Spot each line in the records below where the word "that" occurs, then copy it.

Data listing>
** start **

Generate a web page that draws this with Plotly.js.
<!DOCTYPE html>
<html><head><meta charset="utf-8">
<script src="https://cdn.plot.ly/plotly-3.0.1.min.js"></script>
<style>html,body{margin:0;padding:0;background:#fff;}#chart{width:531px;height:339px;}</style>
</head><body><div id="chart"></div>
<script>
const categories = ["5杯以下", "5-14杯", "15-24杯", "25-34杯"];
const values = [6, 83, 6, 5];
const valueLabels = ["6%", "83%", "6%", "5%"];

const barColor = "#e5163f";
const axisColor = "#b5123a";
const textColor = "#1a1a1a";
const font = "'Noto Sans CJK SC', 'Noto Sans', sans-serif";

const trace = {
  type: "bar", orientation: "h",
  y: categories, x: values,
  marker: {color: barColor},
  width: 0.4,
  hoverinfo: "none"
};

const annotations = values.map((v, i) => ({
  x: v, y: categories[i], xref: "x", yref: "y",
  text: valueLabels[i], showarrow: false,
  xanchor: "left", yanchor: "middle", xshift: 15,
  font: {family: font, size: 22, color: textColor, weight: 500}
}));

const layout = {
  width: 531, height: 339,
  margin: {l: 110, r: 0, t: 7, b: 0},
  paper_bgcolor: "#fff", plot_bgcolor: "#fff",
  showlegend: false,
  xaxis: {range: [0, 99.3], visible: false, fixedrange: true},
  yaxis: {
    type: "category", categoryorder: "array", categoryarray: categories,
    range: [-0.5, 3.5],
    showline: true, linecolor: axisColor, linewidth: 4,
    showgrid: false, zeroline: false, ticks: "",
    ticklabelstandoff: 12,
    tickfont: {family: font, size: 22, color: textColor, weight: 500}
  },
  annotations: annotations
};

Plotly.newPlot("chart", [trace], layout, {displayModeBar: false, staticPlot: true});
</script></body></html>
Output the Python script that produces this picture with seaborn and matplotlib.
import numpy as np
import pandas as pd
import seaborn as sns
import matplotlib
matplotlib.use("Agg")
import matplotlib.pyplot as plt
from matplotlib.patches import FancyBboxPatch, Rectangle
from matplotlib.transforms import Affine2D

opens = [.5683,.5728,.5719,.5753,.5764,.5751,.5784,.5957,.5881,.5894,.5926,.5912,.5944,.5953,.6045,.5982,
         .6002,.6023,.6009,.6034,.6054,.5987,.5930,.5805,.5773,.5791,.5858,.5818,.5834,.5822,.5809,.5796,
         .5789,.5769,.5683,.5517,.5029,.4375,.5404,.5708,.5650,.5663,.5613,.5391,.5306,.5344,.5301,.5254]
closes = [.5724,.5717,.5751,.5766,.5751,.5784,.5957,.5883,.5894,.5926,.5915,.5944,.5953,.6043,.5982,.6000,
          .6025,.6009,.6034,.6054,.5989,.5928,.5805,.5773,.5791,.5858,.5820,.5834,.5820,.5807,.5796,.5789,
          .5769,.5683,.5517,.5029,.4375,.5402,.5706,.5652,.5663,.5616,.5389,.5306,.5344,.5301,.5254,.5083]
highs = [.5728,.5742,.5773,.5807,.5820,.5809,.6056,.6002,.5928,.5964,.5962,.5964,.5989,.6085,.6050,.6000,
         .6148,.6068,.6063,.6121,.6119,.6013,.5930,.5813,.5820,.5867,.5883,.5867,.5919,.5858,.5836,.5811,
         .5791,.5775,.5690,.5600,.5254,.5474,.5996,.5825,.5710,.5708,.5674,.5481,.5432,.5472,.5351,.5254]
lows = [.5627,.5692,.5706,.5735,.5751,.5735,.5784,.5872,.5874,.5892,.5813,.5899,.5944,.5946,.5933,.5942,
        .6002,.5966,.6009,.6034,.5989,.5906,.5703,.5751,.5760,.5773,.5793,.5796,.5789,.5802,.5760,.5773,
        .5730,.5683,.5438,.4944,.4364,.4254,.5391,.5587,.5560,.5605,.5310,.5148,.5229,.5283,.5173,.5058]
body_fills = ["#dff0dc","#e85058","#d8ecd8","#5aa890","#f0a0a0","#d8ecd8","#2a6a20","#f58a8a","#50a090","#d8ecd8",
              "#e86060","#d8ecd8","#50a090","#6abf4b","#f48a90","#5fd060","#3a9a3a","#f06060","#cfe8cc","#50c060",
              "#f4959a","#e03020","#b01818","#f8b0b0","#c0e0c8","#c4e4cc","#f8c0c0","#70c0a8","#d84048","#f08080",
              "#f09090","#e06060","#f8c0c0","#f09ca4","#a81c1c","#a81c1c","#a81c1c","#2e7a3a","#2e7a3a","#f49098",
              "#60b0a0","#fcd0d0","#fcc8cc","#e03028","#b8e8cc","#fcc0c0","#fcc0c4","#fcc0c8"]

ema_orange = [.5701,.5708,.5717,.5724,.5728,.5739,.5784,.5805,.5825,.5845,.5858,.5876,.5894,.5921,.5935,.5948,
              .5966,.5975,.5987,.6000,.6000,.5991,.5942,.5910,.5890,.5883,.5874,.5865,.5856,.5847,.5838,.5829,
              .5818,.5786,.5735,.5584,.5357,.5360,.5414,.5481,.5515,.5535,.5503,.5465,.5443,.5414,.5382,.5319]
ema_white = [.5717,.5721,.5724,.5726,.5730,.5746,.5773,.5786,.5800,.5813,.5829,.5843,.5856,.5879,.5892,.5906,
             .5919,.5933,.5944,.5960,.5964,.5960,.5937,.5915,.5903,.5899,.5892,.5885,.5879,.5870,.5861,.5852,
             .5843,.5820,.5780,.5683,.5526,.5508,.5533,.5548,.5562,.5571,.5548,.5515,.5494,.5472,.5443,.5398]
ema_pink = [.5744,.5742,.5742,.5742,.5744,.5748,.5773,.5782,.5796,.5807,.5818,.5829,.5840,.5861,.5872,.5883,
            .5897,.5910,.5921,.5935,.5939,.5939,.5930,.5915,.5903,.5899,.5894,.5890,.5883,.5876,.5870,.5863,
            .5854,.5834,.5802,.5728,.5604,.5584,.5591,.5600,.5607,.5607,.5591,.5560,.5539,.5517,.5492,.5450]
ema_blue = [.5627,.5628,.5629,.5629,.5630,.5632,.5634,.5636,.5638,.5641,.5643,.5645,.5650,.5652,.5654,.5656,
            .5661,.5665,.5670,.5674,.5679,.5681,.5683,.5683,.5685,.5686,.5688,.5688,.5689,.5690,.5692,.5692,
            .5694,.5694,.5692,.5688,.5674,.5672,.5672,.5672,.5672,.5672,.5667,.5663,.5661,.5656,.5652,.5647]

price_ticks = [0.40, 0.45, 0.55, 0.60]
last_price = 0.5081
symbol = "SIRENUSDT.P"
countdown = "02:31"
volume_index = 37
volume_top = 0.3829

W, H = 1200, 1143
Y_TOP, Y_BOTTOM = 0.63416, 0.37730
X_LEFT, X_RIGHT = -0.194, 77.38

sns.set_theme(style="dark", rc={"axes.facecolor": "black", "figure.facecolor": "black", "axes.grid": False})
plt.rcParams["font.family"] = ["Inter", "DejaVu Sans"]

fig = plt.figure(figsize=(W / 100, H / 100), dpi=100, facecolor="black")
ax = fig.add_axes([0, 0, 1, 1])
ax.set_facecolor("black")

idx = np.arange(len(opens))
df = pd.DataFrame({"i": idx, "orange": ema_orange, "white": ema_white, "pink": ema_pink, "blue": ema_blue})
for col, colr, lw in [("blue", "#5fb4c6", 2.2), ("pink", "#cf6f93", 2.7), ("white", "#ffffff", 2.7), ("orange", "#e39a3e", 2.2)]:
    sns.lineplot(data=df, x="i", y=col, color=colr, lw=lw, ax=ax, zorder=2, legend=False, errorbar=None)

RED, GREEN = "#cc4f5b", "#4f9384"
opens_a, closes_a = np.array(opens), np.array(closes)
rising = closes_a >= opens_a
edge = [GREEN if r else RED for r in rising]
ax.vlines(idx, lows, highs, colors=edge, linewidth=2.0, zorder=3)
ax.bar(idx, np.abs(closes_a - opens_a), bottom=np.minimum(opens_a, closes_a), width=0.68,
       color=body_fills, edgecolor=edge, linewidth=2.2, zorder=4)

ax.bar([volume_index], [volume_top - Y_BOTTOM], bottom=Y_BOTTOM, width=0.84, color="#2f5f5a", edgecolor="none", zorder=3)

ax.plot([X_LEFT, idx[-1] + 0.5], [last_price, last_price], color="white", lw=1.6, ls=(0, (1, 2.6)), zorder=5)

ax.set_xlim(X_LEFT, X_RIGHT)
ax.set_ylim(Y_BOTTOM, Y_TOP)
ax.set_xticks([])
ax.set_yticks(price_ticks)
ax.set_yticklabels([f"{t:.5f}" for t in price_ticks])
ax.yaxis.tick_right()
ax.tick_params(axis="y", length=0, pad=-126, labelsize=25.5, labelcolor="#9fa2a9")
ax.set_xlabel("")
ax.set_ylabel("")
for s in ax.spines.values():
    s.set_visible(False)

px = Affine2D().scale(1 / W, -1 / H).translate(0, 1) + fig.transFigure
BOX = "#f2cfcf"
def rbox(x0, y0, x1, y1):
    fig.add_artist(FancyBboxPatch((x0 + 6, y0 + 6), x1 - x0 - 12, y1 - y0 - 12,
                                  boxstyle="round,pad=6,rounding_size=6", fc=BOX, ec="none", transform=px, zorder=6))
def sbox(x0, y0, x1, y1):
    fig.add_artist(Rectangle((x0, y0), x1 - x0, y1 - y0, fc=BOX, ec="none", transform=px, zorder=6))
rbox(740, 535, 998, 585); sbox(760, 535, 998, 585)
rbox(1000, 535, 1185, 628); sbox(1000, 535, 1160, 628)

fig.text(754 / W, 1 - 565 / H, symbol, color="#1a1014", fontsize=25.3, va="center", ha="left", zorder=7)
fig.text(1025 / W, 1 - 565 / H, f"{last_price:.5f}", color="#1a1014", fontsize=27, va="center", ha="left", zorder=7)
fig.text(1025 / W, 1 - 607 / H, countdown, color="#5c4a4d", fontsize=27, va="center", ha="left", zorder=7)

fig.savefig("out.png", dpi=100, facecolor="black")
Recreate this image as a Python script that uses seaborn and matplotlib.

** end **

Written solution>
Generate a web page that draws this with Plotly.js.
Output the Python script that produces this picture with seaborn and matplotlib.
Recreate this image as a Python script that uses seaborn and matplotlib.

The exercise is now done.